PAN M 360 : Comment abordez-vous l’exécution de la bande originale de The Empire Strikes Back? Y a-t-il une recette Disney à suivre?
ERIK OCHSNER : Disney et John Williams ont établi un protocole. Donc, si un producteur est intéressé par un titre particulier, celui-ci a son propre devis technique, qui précise la taille des écrans, la qualité des projecteurs, l’instrumentation de l’orchestre ou le nombre de flûtes, par exemple. Ainsi, Disney peut déterminer ce que lui rapportera chaque concert. C’est toujours un business, alors que le monde classique fonctionne comme une entreprise à but non lucratif. Il est juste de dire que ces projets de films sont considérés comme des entreprises à but lucratif. La musique doit être « louée » à des entreprises qui font des profits.
PAN M 360 : Vous faites souvent affaire avec des orchestres de pigistes. Comment assurer la qualité dans l’exécution? Comment faire en sorte que des pigistes puissent constituer un tout cohérent?
ERIK OCHSNER : Je n’auditionne pas les musiciens. Je vais plutôt parler à des musiciens à qui je fais confiance pour leur demander leurs recommandations. Quand tous les musiciens de chaque section se réunissent, plusieurs se connaissent parce qu’ils ont souvent joué ensemble.
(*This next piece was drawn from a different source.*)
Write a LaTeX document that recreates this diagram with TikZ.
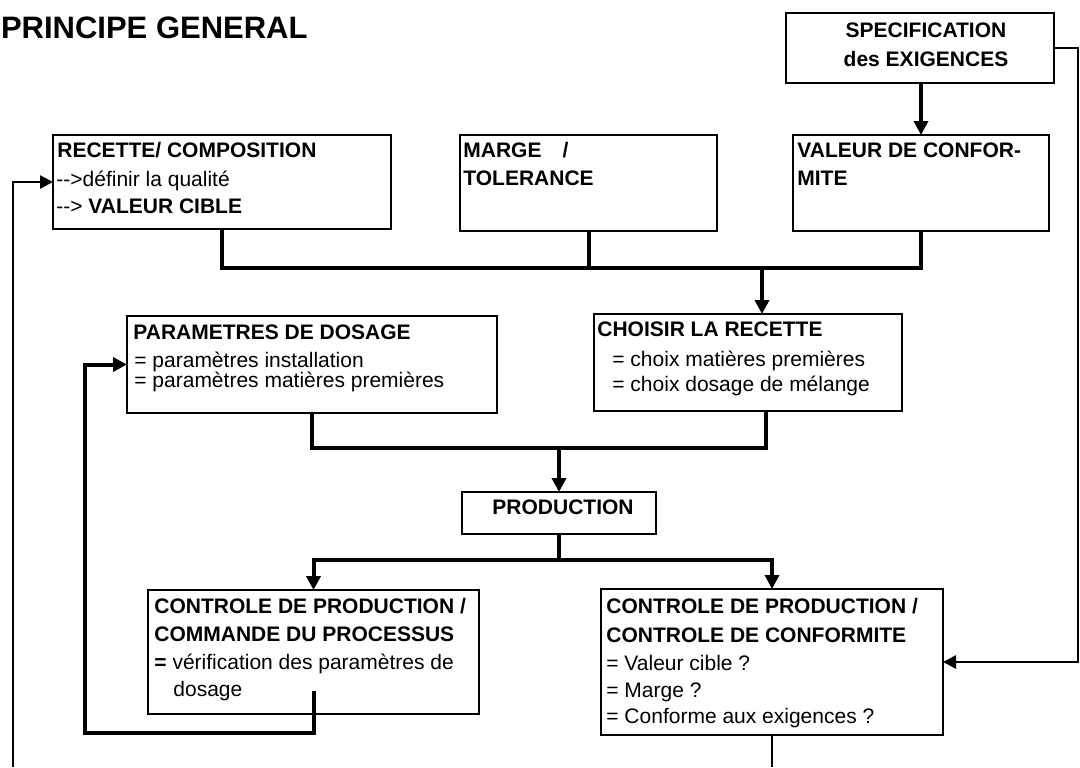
\documentclass[tikz,border=0pt]{standalone}
\usepackage{fontspec}
\setmainfont{Liberation Sans}
\usetikzlibrary{arrows.meta}
\newcommand\bodyfont{\fontsize{10.5}{12.6}\selectfont}
\begin{document}
\begin{tikzpicture}[x=0.5pt,y=-0.5pt,
  box/.style={draw,line width=0.75pt,anchor=north west,inner sep=0pt,outer sep=0pt},
  tl/.style={anchor=base west,inner sep=0pt,font=\bodyfont},
  tlb/.style={anchor=base west,inner sep=0pt,font=\bodyfont\bfseries},
  tcb/.style={anchor=base,inner sep=0pt,font=\bodyfont\bfseries},
  conn/.style={line width=2pt},
  arr/.style={line width=2pt,-{Triangle[length=7pt,width=7pt]}},
  loopl/.style={line width=1.3pt},
  looparr/.style={line width=1.3pt,-{Triangle[length=6.5pt,width=6.5pt]}}]
\useasboundingbox (0,0) rectangle (1080,767);

% title
\node[anchor=base east,inner sep=0pt,font=\fontsize{15.5}{18}\selectfont\bfseries] (title) at (308,38) {PRINCIPE GENERAL};

% boxes
\node[box,minimum width=134pt,minimum height=35pt] (spec) at (786,13) {};
\node[box,minimum width=169pt,minimum height=47pt] (rec) at (53,135) {};
\node[box,minimum width=128.5pt,minimum height=48pt] (marge) at (460,135) {};
\node[box,minimum width=128pt,minimum height=48pt] (val) at (793,135) {};
\node[box,minimum width=185pt,minimum height=48.5pt] (par) at (127,316) {};
\node[box,minimum width=154pt,minimum height=48.5pt] (choi) at (594,314) {};
\node[box,minimum width=97pt,minimum height=21pt] (prod) at (462,492) {};
\node[box,minimum width=165.5pt,minimum height=62pt] (ctla) at (148,590) {};
\node[box,minimum width=171pt,minimum height=73pt] (ctlb) at (601,589) {};

% texts
\node[tcb] (s1) at (926,37) {SPECIFICATION};
\node[tcb] (s2) at (926,66) {des EXIGENCES};

\node[tlb] (r1) at (57,157) {RECETTE/ COMPOSITION};
\node[tl] (r2) at (56,186) {-\kern0pt-\kern0pt>définir la qualité};
\node[tl] (r3) at (56,213) {-\kern0pt-\kern0pt> \textbf{VALEUR CIBLE}};

\node[tlb] (m1) at (463,157) {MARGE\hspace{10.5pt}/};
\node[tlb] (m2) at (463,185) {TOLERANCE};

\node[tlb] (v1) at (797,157) {VALEUR DE CONFOR-};
\node[tlb] (v2) at (797,185) {MITE};

\node[tlb] (p1) at (133,339) {PARAMETRES DE DOSAGE};
\node[tl] (p2) at (134,367) {= paramètres installation};
\node[tl] (p3) at (134,387) {= paramètres matières premières};

\node[tlb] (c1) at (597,336) {CHOISIR LA RECETTE};
\node[tl] (c2) at (612,366) {= choix matières premières};
\node[tl] (c3) at (612,391) {= choix dosage de mélange};

\node[tcb] (pr1) at (563,514) {PRODUCTION};

\node[tlb] (a1) at (154,613) {CONTROLE DE PRODUCTION /};
\node[tlb] (a2) at (154,641) {COMMANDE DU PROCESSUS};
\node[tl] (a3) at (154,669) {\textbf{=} vérification des paramètres de};
\node[tl] (a4) at (173,696) {dosage};

\node[tlb] (b1t) at (606,613) {CONTROLE DE PRODUCTION /};
\node[tlb] (b2t) at (606,642) {CONTROLE DE CONFORMITE};
\node[tl] (b3t) at (606,670) {= Valeur cible ?};
\node[tl] (b4t) at (606,697) {= Marge ?};
\node[tl] (b5t) at (606,723) {= Conforme aux exigences ?};

% connectors
\draw[arr] (spec.south -| val.north) -- (val.north);

\coordinate (j1) at (762,268);
\draw[conn] (rec.south) -- (rec.south |- j1) -- (val.south |- j1) -- (val.south);
\draw[conn] (marge.south) -- (marge.south |- j1);
\draw[arr] (j1) -- (j1 |- choi.north);

\coordinate (j2) at (766,448);
\draw[conn] (par.south) -- (par.south |- j2) -- (j2) -- (j2 |- choi.south);
\draw[arr] (prod.north |- j2) -- (prod.north);

\coordinate (j3) at (560,560);
\draw[conn] (prod.south) -- (prod.south |- j3);
\draw[arr] (prod.south |- j3) -| (ctla.north);
\draw[arr] (prod.south |- j3) -| (ctlb.north);

\coordinate (f0) at (314,691);
\coordinate (f1) at (85,733);
\draw[arr,rounded corners=0pt] (f0) |- (f1) |- (par.west);

\coordinate (l0) at (13,767);
\draw[looparr] (l0) |- (rec.west);

\coordinate (r0) at (1078,0);
\draw[looparr,line width=1.4pt] (spec.east) -- (spec.east -| r0) -- (r0 |- ctlb.east) -- (ctlb.east);

\coordinate (bot) at (772,767);
\draw[loopl] (ctlb.south) -- (ctlb.south |- bot);
\end{tikzpicture}
\end{document}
Je veux que ce soit amical, je veux que ce soit plaisant pour les musiciens embauchés. En tout cas, ils travaillent bien ensemble, de manière générale; ça semble être agréable. Et c’est exactement le sentiment que j’ai eu en travaillant avec les musiciens réunis pour le FILMharmonique. Ce sont de très bons musiciens. Oui, j’observe qu’il y a plusieurs excellents musiciens à Montréal et au Québec. Visiblement, ils se connaissent tous et toutes, donc la chimie est au rendez-vous.